Wednesday, October 08, 2008

An American Carol

An American Carol is not a perfect movie. It rockets between slapstick, farce and pathos, at times so quickly that the pieces step on one another. There's a framing device that serves to provide a paycheck for Leslie Nielsen and not much else. Some of the satire is ham-handed, some of the jokes fall flat, and the story is not, perhaps, as coherent as it might be.

That said, it is also a very funny movie, and I thoroughly enjoyed it. As one might guess from the title, this is yet another riff off of Charles Dickens' classic 1843 novella A Christmas Carol. This one is not set at Christmas, however, but the fourth of July.

Kevin Farley (younger brother of former SNL comedian Chris) stars as Michael Malone, an overweight, unshaven maker of successful documentary films highlighting flaws in America. (Any resemblance to any person, living or dead, is purely coincidental, or only for the purpose of parody and satire.) As the movie begins, Malone is filming a paean to the Cuban healthcare system, winning the Leni Riefenstahl Award for Documentary Filmmaking at the Award ceremony for his film "Die You American Pigs!" and working to ban military recruiters from college campuses. And he's getting ready to lead a demonstration to abolish the fourth of July as a national holiday. But he's certainly not anti-American. "I love America," he says. "That's why I have to destroy it."

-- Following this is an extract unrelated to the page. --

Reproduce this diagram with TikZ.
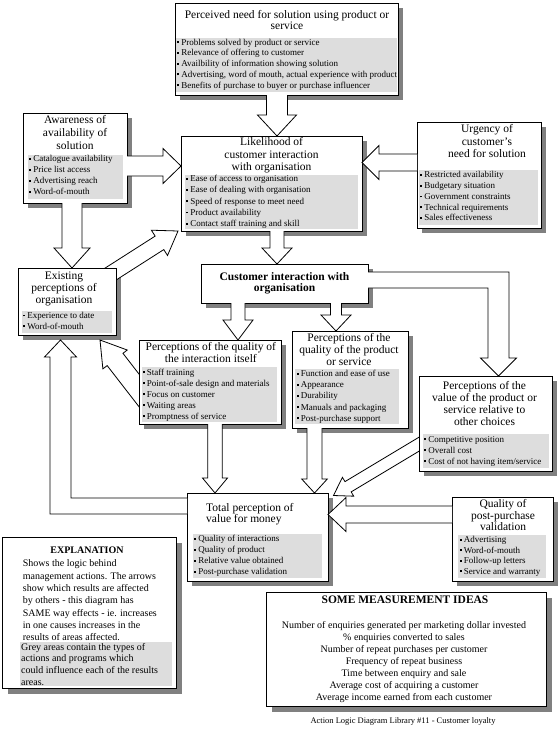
\documentclass[tikz,border=0pt]{standalone}
\usepackage{fontspec}
\setmainfont{Liberation Serif}
\usetikzlibrary{calc}
\definecolor{shadowc}{RGB}{128,128,128}
\definecolor{greyc}{RGB}{221,221,221}
\newcommand{\bulmark}{\rule[2pt]{1.8pt}{1.8pt}\hspace{2.4pt}}
% block arrow: tail, tip, stem half width, head half width, head length
\newcommand{\barrow}[5]{%
  \coordinate (ba-a) at (#1);
  \coordinate (ba-b) at (#2);
  \coordinate (ba-h) at ($(ba-b)!#5!(ba-a)$);
  \filldraw[arrowc] ($(ba-a)!#3!90:(ba-b)$) -- ($(ba-h)!#3!90:(ba-b)$) -- ($(ba-h)!#4!90:(ba-b)$)
    -- (ba-b) -- ($(ba-h)!#4!-90:(ba-b)$) -- ($(ba-h)!#3!-90:(ba-b)$) -- ($(ba-a)!#3!-90:(ba-b)$);
}
% centred title lines: x, first baseline, step, lines
\newcommand{\tlines}[4]{\foreach \t [count=\i from 0] in {#4} \node[ttl,anchor=base] at (#1,{#2+\i*#3}) {\t};}
% bullet lines: x, first baseline, step, lines
\newcommand{\blines}[4]{\foreach \t [count=\i from 0] in {#4} \node[bul,anchor=base west] at (#1,{#2+\i*#3}) {\bulmark\t};}
\begin{document}
\begin{tikzpicture}[x=1pt,y=-1pt,
  geom/.style={draw=none,inner sep=0pt,outer sep=0pt},
  boxline/.style={draw=black,fill=white,line width=0.9pt},
  arrowc/.style={draw=black,fill=white,line width=0.8pt,line join=miter},
  ttl/.style={inner sep=0pt,font=\fontsize{11.5}{12}\selectfont},
  bul/.style={inner sep=0pt,font=\fontsize{9}{10}\selectfont},
  expf/.style={inner sep=0pt,font=\fontsize{10}{11}\selectfont}]
\fill[white] (0,0) rectangle (560,729);
\useasboundingbox (0,0) rectangle (560,729);

% ---------- box geometry ----------
\node[geom,minimum width=223pt,minimum height=92pt] (need) at (286.5,49) {};
\node[geom,minimum width=104pt,minimum height=90pt] (aware) at (75,158) {};
\node[geom,minimum width=181pt,minimum height=95pt] (likely) at (271.5,183.5) {};
\node[geom,minimum width=124pt,minimum height=106pt] (urg) at (479,175) {};
\node[geom,minimum width=98pt,minimum height=67pt] (exist) at (67,301.5) {};
\node[geom,minimum width=167pt,minimum height=39pt] (cust) at (284.5,283.5) {};
\node[geom,minimum width=142pt,minimum height=84pt] (pint) at (210,382) {};
\node[geom,minimum width=116pt,minimum height=97pt] (pprod) at (350,379.5) {};
\node[geom,minimum width=133pt,minimum height=95pt] (pval) at (485.5,423.5) {};
\node[geom,minimum width=141pt,minimum height=88pt] (total) at (257.5,537) {};
\node[geom,minimum width=101pt,minimum height=84pt] (post) at (502.5,539) {};
\node[geom,minimum width=174pt,minimum height=151pt] (expl) at (89,612.5) {};
\node[geom,minimum width=280pt,minimum height=114pt] (meas) at (406,649) {};
\coordinate (exsh) at ([yshift=-5pt]exist.south);

% ---------- shadows ----------
\foreach \n/\d in {need/5pt,aware/5pt,likely/5pt,urg/5pt,exist/5pt,cust/5pt,pint/5pt,pprod/5pt,pval/5pt,total/5pt,post/5pt,expl/6pt,meas/6pt}
  \fill[shadowc] ([shift={(\d,-\d)}]\n.south west) rectangle ([shift={(\d,-\d)}]\n.north east);

% ---------- diagonal arrows (tails hidden under boxes) ----------
\barrow{[shift={(-15.5pt,-12.5pt)}]exist.north east}{[xshift=-3pt]likely.south west}{8pt}{15pt}{22pt}
\barrow{[shift={(9pt,-20pt)}]pint.west}{exsh -| 100,0}{10pt}{15.4pt}{24.6pt}
\barrow{[shift={(12.3pt,-13.3pt)}]pval.west}{[shift={(5.5pt,-2.5pt)}]total.north east}{6pt}{11pt}{17pt}

% ---------- boxes ----------
\foreach \n in {need,aware,likely,urg,exist,cust,pint,pprod,pval,total,post,expl,meas}
  \draw[boxline] (\n.south west) rectangle (\n.north east);

% ---------- grey areas ----------
\fill[greyc] (176,38) rectangle (397,92);
\fill[greyc] (28,155) rectangle (123,199);
\fill[greyc] (185,175) rectangle (358,229);
\fill[greyc] (419,170) rectangle (538,225);
\fill[greyc] (22,311) rectangle (112,333);
\fill[greyc] (142,367) rectangle (277,422);
\fill[greyc] (295,369) rectangle (399,424);
\fill[greyc] (423,434) rectangle (549,468);
\fill[greyc] (193,534) rectangle (322,578);
\fill[greyc] (458,535) rectangle (546,578);
\fill[greyc] (20,642) rectangle (172,686);

% ---------- texts ----------
\tlines{287}{18.5}{11}{Perceived need for solution using product or,service}
\blines{177}{45}{10.75}{Problems solved by product or service,Relevance of offering to customer,Availbility of information showing solution,{Advertising, word of mouth, actual experience with product},Benefits of purchase to buyer or purchase influencer}

\tlines{75}{123.5}{13}{Awareness of,availability of,solution}
\blines{29}{161.7}{11}{Catalogue availability,Price list access,Advertising reach,Word-of-mouth}

\tlines{271.5}{145.7}{12.3}{Likelihood of,customer interaction,with organisation}
\blines{186}{181.7}{11.2}{Ease of access to organisation,Ease of dealing with organisation,Speed of response to meet need,Product availability,Contact staff training and skill}

\tlines{487}{132.3}{12.7}{Urgency of,customer's,need for solution}
\blines{420}{177.7}{10.8}{Restricted availability,Budgetary situation,Government constraints,Technical requirements,Sales effectiveness}

\tlines{64}{279.3}{12.2}{Existing,perceptions of,organisation}
\blines{23}{318.3}{10.8}{Experience to date,Word-of-mouth}

\node[ttl,anchor=base,font=\fontsize{11.5}{12}\selectfont\bfseries] at (284.5,280) {Customer interaction with};
\node[ttl,anchor=base,font=\fontsize{11.5}{12}\selectfont\bfseries] at (284.5,291.5) {organisation};

\tlines{210.8}{350.7}{11.6}{Perceptions of the quality of,the interaction itself}
\blines{142.5}{375}{11}{Staff training,Point-of-sale design and materials,Focus on customer,Waiting areas,Promptness of service}

\tlines{349}{341}{12.3}{Perceptions of the,quality of the product,or service}
\blines{296.5}{376.7}{11.1}{Function and ease of use,Appearance,Durability,Manuals and packaging,Post-purchase support}

\tlines{484.5}{389.3}{12}{Perceptions of the,value of the product or,service relative to,other choices}
\blines{424}{442}{11}{Competitive position,Overall cost,Cost of not having item/service}

\node[ttl,anchor=base west] at (206,511) {Total perception of};
\node[ttl,anchor=base west] at (206,522.5) {value for money};
\blines{194}{541.7}{11}{Quality of interactions,Quality of product,Relative value obtained,Post-purchase validation}

\tlines{503}{507.5}{11.5}{Quality of,post-purchase,validation}
\blines{459.5}{542.7}{10.5}{Advertising,Word-of-mouth,Follow-up letters,Service and warranty}

\node[expf,anchor=base,font=\fontsize{10}{11}\selectfont\bfseries] at (87,553.3) {EXPLANATION};
\foreach \t [count=\i from 0] in {Shows the logic behind,management actions. The arrows,show which results are affected,by others - this diagram has,SAME way effects - ie. increases,in one causes increases in the,results of areas affected.}
  \node[expf,anchor=base west] at (22.7,{566.8+\i*12.3}) {\t};
\foreach \t [count=\i from 0] in {Grey areas contain the types of,actions and programs which,could influence each of the results,areas.}
  \node[expf,anchor=base west] at (21,{650+\i*11.7}) {\t};

\node[ttl,anchor=base,font=\fontsize{11.5}{12}\selectfont\bfseries] at (405,603.3) {SOME MEASUREMENT IDEAS};
\foreach \t [count=\i from 0] in {Number of enquiries generated per marketing dollar invested,\% enquiries converted to sales,Number of repeat purchases per customer,Frequency of repeat business,Time between enquiry and sale,Average cost of acquiring a customer,Average income earned from each customer}
  \node[expf,anchor=base] at (404,{628.8+\i*11.95}) {\t};

\node[bul,anchor=base,font=\fontsize{8.5}{10}\selectfont] (footer) at (403,723) {Action Logic Diagram Library \#11 - Customer loyalty};

% ---------- straight block arrows ----------
\barrow{need.south -| 277,0}{likely.north -| 277,0}{10.5pt}{19.5pt}{21pt}
\barrow{aware.east |- 0,166}{likely.west |- 0,166}{10pt}{17.5pt}{18pt}
\barrow{urg.west |- 0,162.5}{likely.east |- 0,162.5}{8.5pt}{17pt}{17pt}
\barrow{aware.south -| 72,0}{exist.north -| 72,0}{10pt}{18pt}{20pt}
\barrow{likely.south -| 277,0}{cust.north -| 277,0}{7pt}{15pt}{16pt}
\barrow{cust.south -| 238,0}{pint.north -| 238,0}{7pt}{15pt}{20pt}
\barrow{cust.south -| 336,0}{pprod.north -| 336,0}{5.5pt}{15pt}{16pt}
\barrow{pint.south -| 215,0}{total.north -| 215,0}{7.2pt}{12.5pt}{15pt}
\barrow{pprod.south -| 314.5,0}{total.north -| 314.5,0}{7.5pt}{12.8pt}{14pt}
\barrow{post.west |- 0,514.5}{total.east |- 0,514.5}{8.5pt}{17pt}{18pt}

% ---------- bent block arrows ----------
\filldraw[arrowc] (cust.east |- 0,272) -- (509,272) -- (509,358) -- (516.5,358) -- (pval.north -| 498.5,0)
  -- (480.5,358) -- (488,358) -- (488,288) -- (cust.east |- 0,288);
\filldraw[arrowc] (total.west |- 0,514) -- (50,514) -- (50,357) -- (44.5,357) -- (exsh -| 60.5,0)
  -- (76.5,357) -- (71,357) -- (71,498) -- (total.west |- 0,498);
\end{tikzpicture}
\end{document}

If you're familiar with the template (and really, who isn't?) then you know what comes next. Malone's hero, President John F. Kennedy, steps out of his television to warn him that he's missed some important things, and there are going to be three spirits visiting him to help him learn them.

And help him they do. The primary guide for Malone's journey is General George S. Patton, played by Kelsey Grammer, who walks Malone through history, alternate history and alternate reality. Along the way, we're treated to a not-strictly-accurate depiction of Chamberlain's meeting with Hitler, Gary Coleman polishing Malone's car in a modern-day America in which Lincoln had refused to go to war, and an appearance on Bill O'Reilly with Rosie O'Connell, who has produced another documentary. (I don't want to give much away, but I think it's safe to say that An American Carol's is the first screenplay to ever feature the term "Episcopal suppository bomber.")

It's clear that director David Zucker, of Airplane! and Top Secret fame, has a point to make, and it isn't subtle. It's the same point that I've made before - if you're riding around with a "War is Not The Answer" bumper sticker, it's very possible that you didn't understand the question. There are people who will be offended by this movie. (Although I suspect that most of the people that would really be offended aren't actually going to see it - they were outraged enough by the concept and trailers, and can drop 1-star reviews at without actually paying to sit through it.)

It is not as funny as Airplane! was, although there are inspired moments that clearly came from the same imagination. (Malone's farewell to his navy nephew was classic Airplane! type farce.) The terrorist side-story with Aziz, Ahmed and Mohammed provides some laughs but probably could have been improved upon. The language is a little rough in a couple of spots, but not awful on the whole.

I don't get to the movie theater often, and generally only when I'm taking my kids to something for the whole family. But I wanted to support Zucker in his attempt to make something telling our side of the story, the "America is a force for good in the world, we were attacked, it wasn't our fault, they're the bad guys" side that Hollywood never does. They're too busy "speaking truth to power" by producing brave works attacking an ex-Senator from Wisconsin who's been dead for 51 years. (Another point which Zucker amusingly made in this film.) So I was favorably disposed when I walked into the theater. I wanted to like it.

And I did. Far more than I'd expected to. It isn't the sort of thing that my wife would generally want to see, and she laughed most of the way through, too. It was very funny, in a Homer Simpson "it's funny 'cause it's true" kind of way. And it was even touching in spots. On the whole, I enjoyed it enormously, and greatly appreciate Zucker for making it (and Grammer, Jon Voigt, James Woods, Dennis Hopper and Robert Davi, among others, for being willing to come "out of the closet," as it were, and join him.) It won't win any Oscars (and shouldn't), and it won't get any great reviews, but it was a lot of fun, and I'm glad to have seen it.